While I initially accepted and understood that the life of a woman was indeed difficult, another part of me wondered if Samira’s mother was a really practical character – allowing her husband to sheath her daughter in the public eye with the title of a son. I did know about Afghanistan’s history – and its women’s difficulties under the Taliban. But I still didn’t find myself relating with Siba Shaqib’s or Deborah Ellis’ plots.
But that was until I saw the picture of Aisha, with her nose chopped off. When I learned of Aisha’s nose being chopped off, when Malala was shot for wanting to study, when a woman was shot nine times in the head, and the whole thing was video-graphed most disturbingly, when I saw Sahar Gul’s case, when I saw Gulnaz’s case.

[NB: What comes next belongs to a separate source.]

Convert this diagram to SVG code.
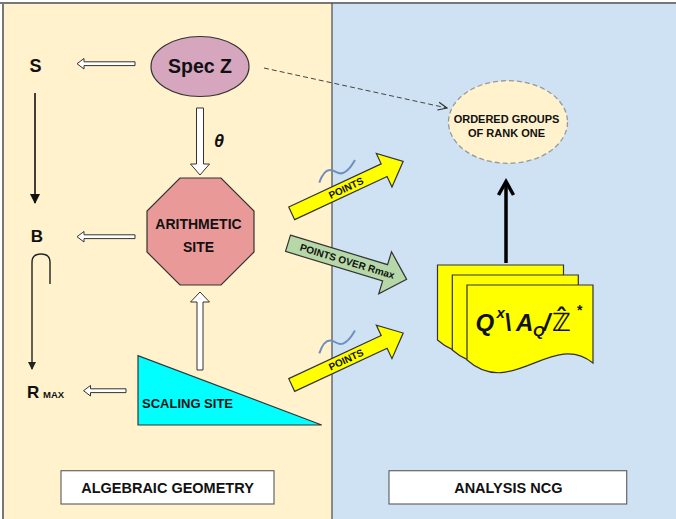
<svg xmlns="http://www.w3.org/2000/svg" width="676" height="519" viewBox="0 0 676 519">
<style>
text{font-family:"Liberation Sans",Arial,sans-serif;font-weight:bold;fill:#111}
.st{stroke:#333;stroke-width:1.2}
.hollow{fill:#fff;stroke:#333;stroke-width:1}
.box{fill:#fff;stroke:#666;stroke-width:1.2}
.page{fill:#ffff00;stroke:#333;stroke-width:1.2}
</style>
<defs>
<marker id="solidHead" markerWidth="10" markerHeight="10" refX="9" refY="5" orient="auto" markerUnits="userSpaceOnUse">
<path d="M0,0 L10,5 L0,10 Z" fill="#111"/>
</marker>
<marker id="smallHead" markerWidth="8" markerHeight="8" refX="7" refY="4" orient="auto" markerUnits="userSpaceOnUse">
<path d="M0,0 L8,4 L0,8 Z" fill="#222"/>
</marker>
<marker id="openHead" markerWidth="10" markerHeight="10" refX="9" refY="5" orient="auto" markerUnits="userSpaceOnUse">
<path d="M0,1 L9,5 L0,9" fill="none" stroke="#333" stroke-width="1.2"/>
</marker>
<path id="doc" d="M0,0 H126 V78 C85,45 45,115 0,75 Z"/>
</defs>

<!-- panels -->
<rect x="0" y="0" width="676" height="519" fill="#fff"/>
<rect x="3" y="3" width="329" height="516" fill="#fff2cc"/>
<rect x="332" y="3" width="344" height="516" fill="#cfe2f3"/>
<line x1="0" y1="3" x2="676" y2="3" stroke="#777" stroke-width="2"/>
<line x1="3" y1="3" x2="3" y2="519" stroke="#777" stroke-width="2"/>
<line x1="332" y1="3" x2="332" y2="519" stroke="#555" stroke-width="1.3"/>

<g id="connectors">
<polygon class="hollow" points="77,63.7 84,58.5 84,61.8 135,61.8 135,65.6 84,65.6 84,69"/>
<polygon class="hollow" points="77,236.7 84,231.5 84,234.8 135,234.8 135,238.6 84,238.6 84,242"/>
<polygon class="hollow" points="83.5,390.7 90.5,385.5 90.5,388.8 126,388.8 126,392.6 90.5,392.6 90.5,396"/>
<polygon class="hollow" points="196.5,108 203.5,108 203.5,164 209.5,164 200,175 190.5,164 196.5,164"/>
<polygon class="hollow" points="197,370 203,370 203,302 209.5,302 200,292 190.5,302 197,302"/>
<line x1="35" y1="93" x2="35" y2="203" stroke="#111" stroke-width="1.6" marker-end="url(#solidHead)"/>
<path d="M50,284 V262 Q50,254 41,254 Q32,254 32,262 V369" fill="none" stroke="#222" stroke-width="1.4" marker-end="url(#smallHead)"/>
<line x1="264" y1="68" x2="447" y2="108" stroke="#444" stroke-width="1" stroke-dasharray="5,3" marker-end="url(#openHead)"/>
<line x1="506" y1="263" x2="506" y2="183" stroke="#000" stroke-width="3.5"/>
<polyline points="498.5,195 506,181.5 513.5,195" fill="none" stroke="#000" stroke-width="3.5"/>
<g transform="translate(291.7,213.3) rotate(-25)">
<polygon class="st" fill="#ffff00" points="0,-7 102,-7 102,-18.5 123,0 102,18.5 102,7 0,7"/>
<text x="60" y="3.5" font-size="10" text-anchor="middle">POINTS</text>
</g>
<g transform="translate(291.7,385) rotate(-25)">
<polygon class="st" fill="#ffff00" points="0,-7 102,-7 102,-18.5 123,0 102,18.5 102,7 0,7"/>
<text x="60" y="3.5" font-size="10" text-anchor="middle">POINTS</text>
</g>
<g transform="translate(288,243.3) rotate(16.9)">
<polygon class="st" fill="#b6d7a8" points="0,-8.5 101.5,-8.5 101.5,-22 124,0 101.5,22 101.5,8.5 0,8.5"/>
<text x="62" y="3.5" font-size="10" text-anchor="middle">POINTS OVER Rmax</text>
</g>
<path d="M319.3,182.7 C322,175 325,170 330,170 C336,170 337,175 343,173 C349,171 352,165 355,160" fill="none" stroke="#6f8fbf" stroke-width="2"/>
<path d="M319.3,353.3 C322,345.6 325,340.6 330,340.6 C336,340.6 337,345.6 343,343.6 C349,341.6 352,335.6 355,330.6" fill="none" stroke="#6f8fbf" stroke-width="2"/>
</g>

<g id="S"><text x="35.5" y="72" font-size="18" text-anchor="middle">S</text></g>
<g id="B"><text x="37" y="242" font-size="17" text-anchor="middle">B</text></g>
<g id="Rmax"><text x="27" y="398" font-size="17">R</text><text x="43" y="398" font-size="9.5">MAX</text></g>

<g id="specZ">
<ellipse cx="200" cy="66.5" rx="49" ry="30" fill="#d5a6bd" stroke="#333" stroke-width="1.2"/>
<text x="200" y="73" font-size="19.5" text-anchor="middle">Spec Z</text>
</g>
<g id="theta"><text x="219" y="147" font-size="18" font-style="italic" text-anchor="middle">θ</text></g>

<g id="arithmetic">
<polygon points="180,178 221,178 254,211 254,252 221,285 180,285 147,252 147,211" fill="#ea9999" stroke="#333" stroke-width="1.2"/>
<text x="198.5" y="229" font-size="14" text-anchor="middle">ARITHMETIC</text>
<text x="198.5" y="252" font-size="14" text-anchor="middle">SITE</text>
</g>

<g id="scaling">
<polygon points="138,355.7 138,425 321.7,425" fill="#00ffff" stroke="#333" stroke-width="1.2"/>
<text x="142" y="407.5" font-size="13">SCALING SITE</text>
</g>

<g id="ordered">
<ellipse cx="508" cy="122" rx="59.5" ry="41.3" fill="#fff2cc" stroke="#999" stroke-width="1.3" stroke-dasharray="5,3"/>
<text x="506.5" y="123.3" font-size="11" text-anchor="middle">ORDERED GROUPS</text>
<text x="506.5" y="137.3" font-size="11" text-anchor="middle">OF RANK ONE</text>
</g>

<g id="adeles">
<use href="#doc" class="page" transform="translate(437.5,265)"/>
<use href="#doc" class="page" transform="translate(452.3,275)"/>
<use href="#doc" class="page" transform="translate(467,285)"/>
<text y="330.7" font-size="24" font-style="italic"><tspan x="475.5">Q</tspan><tspan x="496.5" y="318" font-size="15">x</tspan><tspan x="504.5" y="330.7">\</tspan><tspan x="516">A</tspan><tspan x="533" y="336" font-size="15">Q</tspan><tspan x="543.5" y="330.7">/</tspan><tspan x="552" style="font-family:'DejaVu Sans',sans-serif;font-style:normal" font-size="25">ℤ̂</tspan><tspan x="577" y="315" font-size="14" style="font-style:normal">*</tspan></text>
</g>

<g id="algebraic">
<rect class="box" x="61" y="470.7" width="213" height="33.3"/>
<text x="167.5" y="492.5" font-size="14.5" text-anchor="middle">ALGEBRAIC GEOMETRY</text>
</g>
<g id="analysis">
<rect class="box" x="389" y="470.7" width="237.7" height="33.3"/>
<text x="508.3" y="492.5" font-size="14.5" text-anchor="middle">ANALYSIS NCG</text>
</g>
</svg>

When I wanted to learn more and to connect with these women – as though reaching out to another connected by the sisterhood inherent in being women – I came across the Afghanistan Women’s Writing Project. I read stories, poems, and beautifully written articles. I learned that the girls were optimistic, hopeful, and were speaking for the world to hear. For the first time, I read of many, many young Afghan girls coming together to let the world listen to their voices. Even as there is hope in the form of a loving father, a loving brother, a nurturing grandfather, and even a wonderful husband, the sense of deep despair at the helpless condition of a majority of the women in Afghanistan really moves you. I chanced upon this beautiful poem by Seeta, on the AWWP website:

Who chose this life? I do not know—
maybe my heart, maybe my life,
maybe my God. But why?
I wanted to be free. Happy, a smile on my lips.
I smile, but not for this lonely life of tears,
looking out the window, waiting for another morning.
My life is listening to rules of the game they play with us.
They say
You are a woman. This is your fault,
This is the price you must pay for being
The wrong gender.
Yes, I am a woman
I am alone, a long way from my goal.
No one will help me, no one knows how.

It moved me profoundly. It didn’t surprise me that Thomson Reuters labelled Afghanistan as the worst place to be a woman.

I wish I could, Seeta, I wish I could help you. I don’t know how, but I want to, anyhow.